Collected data

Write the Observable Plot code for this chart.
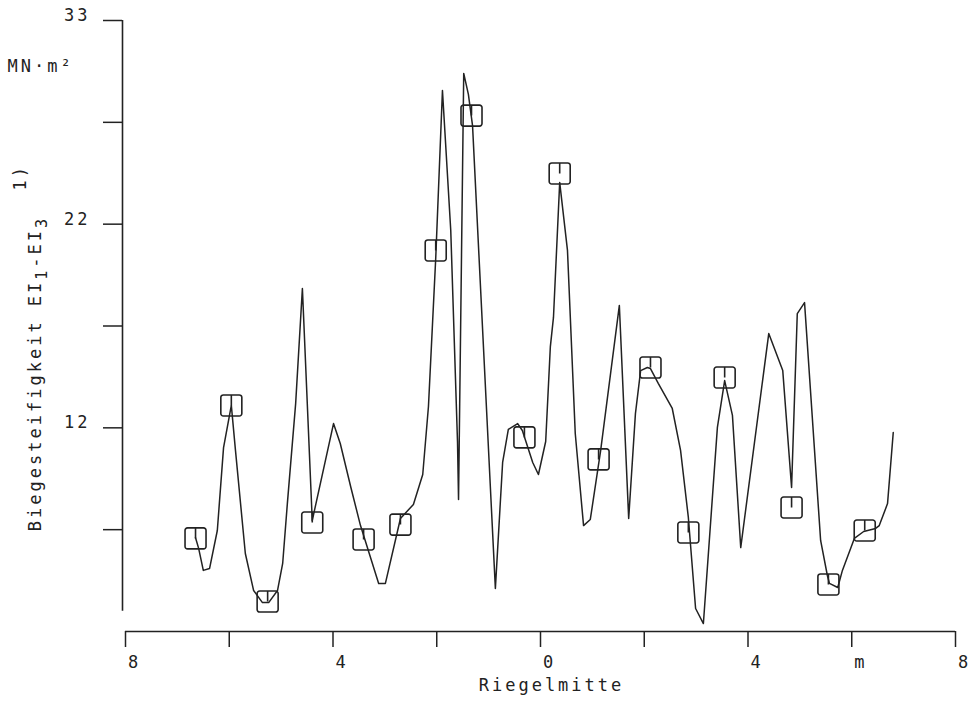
<!DOCTYPE html>
<html><head><meta charset="utf-8">
<script src="https://cdn.jsdelivr.net/npm/d3@7"></script>
<script src="https://cdn.jsdelivr.net/npm/@observablehq/plot@0.6"></script>
<style>
html,body{margin:0;padding:0;background:#fff;}
#chart svg text{letter-spacing:3px;}
</style></head><body><div id="chart"></div>
<script>
// Continuous curve (Riegel position in m, stiffness)
const lineX = [-6.65,-6.59,-6.50,-6.38,-6.23,-6.11,-5.96,-5.88,-5.69,-5.53,-5.36,-5.24,-5.07,-4.97,-4.88,-4.72,-4.59,-4.40,-3.99,-3.86,-3.66,-3.47,-3.12,-2.99,-2.70,-2.45,-2.27,-2.16,-2.02,-1.89,-1.73,-1.60,-1.58,-1.48,-1.39,-1.31,-0.87,-0.73,-0.62,-0.44,-0.35,-0.15,-0.04,0.10,0.19,0.25,0.37,0.52,0.67,0.83,0.96,1.16,1.52,1.70,1.83,1.93,2.06,2.12,2.27,2.54,2.70,2.85,2.99,3.14,3.41,3.55,3.70,3.86,4.40,4.67,4.84,4.95,5.09,5.40,5.53,5.57,5.73,5.82,6.05,6.23,6.46,6.53,6.69,6.80];
const lineY = [6.6,6.08,5.0,5.09,6.96,11.03,13.1,10.89,5.83,4.01,3.42,3.42,4.01,5.34,8.28,13.19,18.84,7.45,12.21,11.23,9.12,7.20,4.36,4.36,7.55,8.24,9.71,13.05,20.31,28.56,21.69,11.33,8.48,29.40,28.37,26.84,4.11,10.30,11.92,12.21,11.87,10.30,9.71,11.33,15.99,17.42,24.05,20.71,11.72,7.20,7.50,10.89,18.01,7.55,12.70,14.81,14.96,14.91,14.18,12.95,10.89,7.60,3.13,2.39,12.02,14.32,12.61,6.12,16.63,14.81,9.07,17.61,18.15,6.47,4.75,4.36,4.16,5.0,6.57,6.91,7.06,7.20,8.28,11.77];
// Square markers
const markX = [-6.65,-5.96,-5.26,-4.40,-3.41,-2.70,-2.02,-1.33,-0.31,0.37,1.12,2.12,2.85,3.55,4.84,5.55,6.25];
const markY = [6.57,13.10,3.47,7.35,6.52,7.25,20.71,27.33,11.53,24.49,10.45,14.96,6.86,14.47,8.09,4.31,6.96];
// Axes
const xTicks = [-8,-6,-4,-2,0,2,4,6,8];
const xTickLabels = ["8","","4","","0","","4","m","8"];
const yTicks = [7,12,17,22,27,32];
const yTickLabels = ["","12","","22","","33"];
const xDomain = [-8, 8];
const yDomain = [2, 32];
const yAxisSpan = [3, 32];
const xLabel = "Riegelmitte";
const yLabel = "Biegesteifigkeit EI1-EI3";
const yNote = "1)";
const unitLabel = "MN·m²";

const lineData = lineX.map((x, i) => ({x, y: lineY[i]}));
const markData = markX.map((x, i) => ({x, y: markY[i]}));

const ink = "#222";
const squareTick = {
  draw(ctx, size) {
    const h = Math.sqrt(size / Math.PI), c = 2.5;
    ctx.moveTo(-h + c, -h);
    ctx.lineTo(h - c, -h);
    ctx.arcTo(h, -h, h, -h + c, c);
    ctx.lineTo(h, h - c);
    ctx.arcTo(h, h, h - c, h, c);
    ctx.lineTo(-h + c, h);
    ctx.arcTo(-h, h, -h, h - c, c);
    ctx.lineTo(-h, -h + c);
    ctx.arcTo(-h, -h, -h + c, -h, c);
    ctx.closePath();
    ctx.moveTo(0, -h);
    ctx.lineTo(0, 0);
  }
};

const chart = Plot.plot({
  width: 973,
  height: 706,
  marginLeft: 125,
  marginRight: 18,
  marginTop: 20,
  marginBottom: 75,
  style: {fontFamily: "'DejaVu Sans Mono', monospace", fontSize: "17px", color: ink, background: "#fff"},
  x: {domain: xDomain, axis: null},
  y: {domain: yDomain, axis: null},
  marks: [
    Plot.ruleY([yDomain[0]], {stroke: ink, strokeWidth: 1.6}),
    Plot.ruleX([xDomain[0]], {y1: yAxisSpan[0], y2: yAxisSpan[1], stroke: ink, strokeWidth: 1.6, dx: -3}),
    Plot.axisX(xTicks, {tickSize: 16, tickFormat: () => "", label: null, stroke: ink, strokeWidth: 1.5}),
    Plot.axisX(xTicks, {tickSize: 0, tickPadding: 24, tickFormat: d => xTickLabels[xTicks.indexOf(d)], label: null, dx: 9, fill: ink}),
    Plot.axisY(yTicks, {tickSize: 19, tickFormat: () => "", label: null, stroke: ink, strokeWidth: 1.5, dx: -3}),
    Plot.axisY(yTicks, {tickSize: 0, tickPadding: 35, tickFormat: d => yTickLabels[yTicks.indexOf(d)], label: null, dy: -5, fill: ink}),
    Plot.line(lineData, {x: "x", y: "y", stroke: ink, strokeWidth: 1.5, strokeLinejoin: "round"}),
    Plot.dot(markData, {x: "x", y: "y", symbol: squareTick, r: 10.5, fill: "none", stroke: ink, strokeWidth: 1.6}),
    Plot.text([xLabel], {frameAnchor: "bottom", dx: 11, dy: 59, fill: ink}),
    Plot.text([yLabel], {frameAnchor: "top-left", rotate: -90, dx: -90, dy: 353, fill: ink, textAnchor: "middle", lineAnchor: "middle"}),
    Plot.text([yNote], {frameAnchor: "top-left", rotate: -90, dx: -112, dy: 170, fill: ink}),
    Plot.text([unitLabel], {frameAnchor: "top-left", dx: -118, dy: 39, textAnchor: "start", fill: ink})
  ]
});
document.getElementById("chart").appendChild(chart);

// subscripts in the y label
d3.select(chart).selectAll("text").filter(function() { return this.textContent === yLabel; }).each(function() {
  const t = d3.select(this);
  t.text(null);
  t.append("tspan").text("Biegesteifigkeit EI");
  t.append("tspan").attr("dy", 6).attr("font-size", "15px").text("1");
  t.append("tspan").attr("dy", -6).text("-EI");
  t.append("tspan").attr("dy", 6).attr("font-size", "15px").text("3");
});
</script></body></html>
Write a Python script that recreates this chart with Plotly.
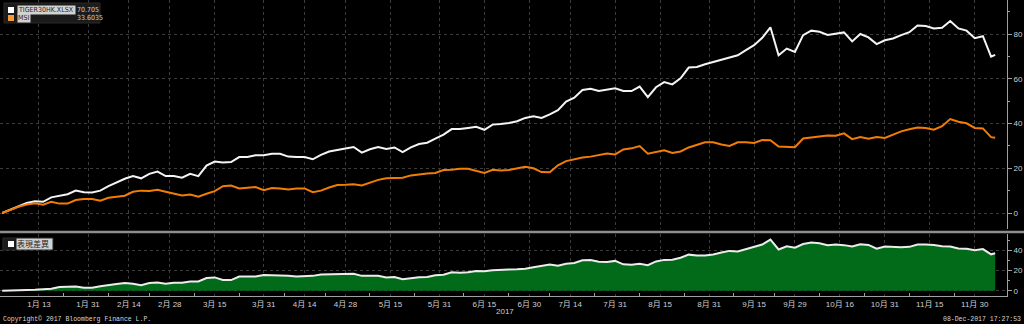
import pandas as pd
import plotly.graph_objects as go

# ---- data -------------------------------------------------------------
# trading days sampled every second session, plus the final session
all_days = pd.bdate_range("2017-01-02", "2017-12-07")
dates = list(all_days[::2]) + [all_days[-1]]

tiger30hk = [
    0, 1.5, 3.0, 4.5, 5.2, 5.0, 7.0, 7.8, 8.4, 10.0,
    9.3, 9.2, 10.0, 12.0, 13.8, 15.3, 16.5, 15.5, 17.5, 18.5,
    16.5, 16.5, 15.8, 17.5, 16.5, 21.2, 23.0, 22.6, 22.8, 25.0,
    25.0, 25.8, 25.8, 26.5, 26.5, 25.2, 25.0, 25.0, 24.0, 26.0,
    27.5, 28.3, 28.8, 29.5, 27.0, 28.5, 29.5, 28.6, 29.3, 27.2,
    29.3, 30.8, 31.4, 33.2, 35.0, 37.5, 37.5, 38.0, 38.5, 37.2,
    39.5, 39.8, 40.2, 41.0, 42.5, 43.2, 42.5, 44.1, 46.0, 49.8,
    51.5, 55.0, 55.5, 54.5, 55.0, 55.7, 54.5, 54.5, 56.5, 51.8,
    56.2, 58.5, 57.5, 60.2, 65.0, 65.3, 66.5, 67.5, 68.5, 69.4,
    70.5, 72.8, 75.0, 78.3, 83.0, 70.5, 73.5, 72.0, 79.5, 81.5,
    81.0, 79.6, 80.2, 80.7, 76.7, 80.0, 78.5, 75.5, 77.2, 78.0,
    79.5, 80.8, 83.8, 83.6, 82.5, 82.8, 85.8, 82.5, 81.5, 78.1,
    79.0, 69.9, 70.705,
]

msi = [
    0, 1.5, 2.8, 3.8, 4.3, 3.7, 5.0, 4.2, 4.2, 5.8,
    6.3, 6.3, 5.5, 6.8, 7.2, 7.7, 9.5, 10.0, 9.8, 10.4,
    9.5, 8.6, 7.8, 8.3, 7.3, 8.6, 9.8, 12.0, 12.3, 11.0,
    11.2, 11.6, 10.2, 11.2, 11.0, 10.5, 11.0, 11.0, 9.3, 10.0,
    11.4, 12.5, 12.6, 12.8, 12.3, 13.6, 14.8, 15.5, 15.8, 15.8,
    16.8, 17.4, 17.7, 17.9, 19.2, 19.3, 19.8, 19.8, 18.9, 17.9,
    19.3, 19.0, 19.2, 19.8, 20.7, 20.0, 18.3, 18.2, 21.3, 23.2,
    24.0, 24.8, 25.2, 25.8, 26.6, 26.2, 28.4, 28.9, 29.9, 26.5,
    27.2, 28.0, 26.8, 27.5, 29.3, 30.4, 31.6, 31.6, 30.6, 30.0,
    31.6, 31.6, 31.3, 32.6, 32.5, 29.7, 29.5, 29.4, 33.3, 33.8,
    34.0, 34.6, 34.5, 35.6, 33.0, 34.0, 33.2, 34.0, 33.5, 35.0,
    36.5, 37.4, 38.2, 38.0, 37.2, 38.8, 42.0, 40.8, 40.1, 38.0,
    37.8, 33.9, 33.6035,
]

# performance difference between the two series
spread = [round(a - b, 4) for a, b in zip(tiger30hk, msi)]

tick_dates = [
    "2017-01-13", "2017-01-31", "2017-02-14", "2017-02-28", "2017-03-15",
    "2017-03-31", "2017-04-14", "2017-04-28", "2017-05-15", "2017-05-31",
    "2017-06-15", "2017-06-30", "2017-07-14", "2017-07-31", "2017-08-15",
    "2017-08-31", "2017-09-15", "2017-09-29", "2017-10-16", "2017-10-31",
    "2017-11-15", "2017-11-30",
]
tick_text = [
    "1月 13", "1月 31", "2月 14", "2月 28", "3月 15", "3月 31", "4月 14",
    "4月 28", "5月 15", "5月 31", "6月 15", "6月 30", "7月 14", "7月 31",
    "8月 15", "8月 31", "9月 15", "9月 29", "10月 16", "10月 31",
    "11月 15", "11月 30",
]

series_names = ["TIGER30HK.XLSX", "MSI"]
spread_name = "表現差異"

# ---- geometry helpers ---------------------------------------------------
W, H = 1024, 324
ML, MR, MT, MB = 0, 17, 0, 28
PW, PH = W - ML - MR, H - MT - MB


def px(x):
    return (x - ML) / PW


def py(y):
    return 1 - (y - MT) / PH


# minor ticks halfway (in sessions) between labelled dates
minor_vals = []
for a, b in zip(tick_dates[:-1], tick_dates[1:]):
    span = pd.bdate_range(a, b)
    minor_vals.append(span[len(span) // 2])

x_range = ["2016-12-30 11:00", "2017-12-11 21:30"]
weekend_breaks = [dict(bounds=["sat", "mon"])]

GRID = "#3c3c3c"
AXIS = "#a0a0a0"
TXT = "#cfcfcf"
FONT = "Liberation Sans, Noto Sans CJK TC, sans-serif"
NARROW = "Liberation Sans Narrow, DejaVu Sans Condensed, Liberation Sans, sans-serif"
MONO = "Liberation Mono, DejaVu Sans Mono, monospace"

fig = go.Figure()
fig.add_trace(go.Scatter(x=dates, y=tiger30hk, mode="lines",
                         line=dict(color="#f4f4f4", width=2),
                         xaxis="x", yaxis="y", name=series_names[0]))
fig.add_trace(go.Scatter(x=dates, y=msi, mode="lines",
                         line=dict(color="#f27d05", width=2),
                         xaxis="x", yaxis="y", name=series_names[1]))
fig.add_trace(go.Scatter(x=dates, y=spread, mode="lines", fill="tozeroy",
                         fillcolor="#026b1a",
                         line=dict(color="#ececec", width=2),
                         xaxis="x2", yaxis="y2", name=spread_name))

top_dom = [py(229), 1]
bot_dom = [0, py(234)]

common_x = dict(
    type="date", range=x_range, rangebreaks=weekend_breaks,
    tickmode="array", tickvals=tick_dates, ticktext=tick_text,
    showgrid=True, gridcolor=GRID, griddash="dot", gridwidth=1,
    zeroline=False,
)

fig.update_layout(
    width=W, height=H,
    margin=dict(l=ML, r=MR, t=MT, b=MB),
    paper_bgcolor="#000000", plot_bgcolor="#000000",
    showlegend=False,
    font=dict(family=FONT, color=TXT, size=8),
    xaxis=dict(**common_x, anchor="y", showticklabels=False, ticks=""),
    xaxis2=dict(**common_x, anchor="y2", showticklabels=True, ticks="",
                tickfont=dict(size=8, color=TXT, family=FONT),
                showline=True, linecolor=AXIS, linewidth=1,
                minor=dict(tickmode="array", tickvals=minor_vals,
                           ticks="inside", ticklen=3, tickcolor=AXIS,
                           showgrid=False)),
    yaxis=dict(domain=top_dom, range=[-7.15, 95.2], side="right",
               anchor="x", tickmode="array", tickvals=[0, 20, 40, 60, 80],
               showgrid=True, gridcolor=GRID, griddash="dot", zeroline=False,
               showline=True, linecolor=AXIS, linewidth=1,
               ticks="outside", ticklen=4, tickcolor=AXIS,
               tickfont=dict(size=8, color=TXT),
               minor=dict(tickmode="array", tickvals=[10, 30, 50, 70, 90],
                          ticks="outside", ticklen=2, tickcolor=AXIS,
                          showgrid=False)),
    yaxis2=dict(domain=bot_dom, range=[-5.2, 56.1], side="right",
                anchor="x2", tickmode="array", tickvals=[0, 20, 40],
                showgrid=True, gridcolor=GRID, griddash="dot", zeroline=False,
                showline=True, linecolor=AXIS, linewidth=1,
                ticks="outside", ticklen=4, tickcolor=AXIS,
                tickfont=dict(size=8, color=TXT),
                minor=dict(tickmode="array", tickvals=[10, 30, 50],
                           ticks="outside", ticklen=2, tickcolor=AXIS,
                           showgrid=False)),
)

shapes = [
    # panel separator
    dict(type="line", xref="paper", yref="paper", x0=px(0), x1=px(W),
         y0=py(232), y1=py(232), line=dict(color="#8e8e8e", width=2.5)),
    # legend frames
    dict(type="rect", xref="paper", yref="paper", x0=px(4), x1=px(100),
         y0=py(23), y1=py(3), fillcolor="#1b1b1b",
         line=dict(color="#2b2b2b", width=1)),
    dict(type="rect", xref="paper", yref="paper", x0=px(8), x1=px(14),
         y0=py(13), y1=py(7), fillcolor="#ffffff", line=dict(width=0)),
    dict(type="rect", xref="paper", yref="paper", x0=px(8), x1=px(14),
         y0=py(21), y1=py(15), fillcolor="#f59a3a", line=dict(width=0)),
    dict(type="rect", xref="paper", yref="paper", x0=px(3), x1=px(53),
         y0=py(250), y1=py(238), fillcolor="#1b1b1b",
         line=dict(color="#2b2b2b", width=1)),
    dict(type="rect", xref="paper", yref="paper", x0=px(8), x1=px(14),
         y0=py(247), y1=py(241), fillcolor="#ffffff", line=dict(width=0)),
]
fig.update_layout(shapes=shapes)


def label(text, x, y, xanchor="left", size=8, color=TXT, bg=None,
          family=FONT, width=None):
    fig.add_annotation(text=text, xref="paper", yref="paper",
                       x=px(x), y=py(y), xanchor=xanchor, yanchor="middle",
                       showarrow=False, borderpad=0, bgcolor=bg,
                       width=width, align="left",
                       font=dict(size=size, color=color, family=family))


label(series_names[0], 17, 10, size=7, color="#1e1e1e", bg="#d2d2d2",
      family=NARROW, width=57)
label(f"{tiger30hk[-1]:g}", 76, 10, size=7, family=NARROW)
label(series_names[1], 17, 18, size=7, color="#1e1e1e", bg="#d2d2d2",
      family=NARROW, width=12)
label(f"{msi[-1]:g}", 76, 18, size=7, family=NARROW)
label(spread_name, 16, 244, size=8, color="#1e1e1e", bg="#d2d2d2",
      width=35)
label("2017", 505, 311, xanchor="center")
label("Copyright\u00a9 2017 Bloomberg Finance L.P.", 2, 319, size=6.5,
      color="#d8d8d8", family=MONO)
label("08-Dec-2017 17:27:53", 1022, 319, xanchor="right", size=6.5,
      color="#d8d8d8", family=MONO)

fig.write_html("out.html")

- WRITTEN TASK: Write out the lines beginning with the one that contains "Write a Python" and ending with the one that contains "dates = list(all_days[::2]) + [all_days[-1]]", exactly as given. Leave pictures out.

- RESPONSE TO THIS TASK:
Write a Python script that recreates this chart with Plotly.
import pandas as pd
import plotly.graph_objects as go

# ---- data -------------------------------------------------------------
# trading days sampled every second session, plus the final session
all_days = pd.bdate_range("2017-01-02", "2017-12-07")
dates = list(all_days[::2]) + [all_days[-1]]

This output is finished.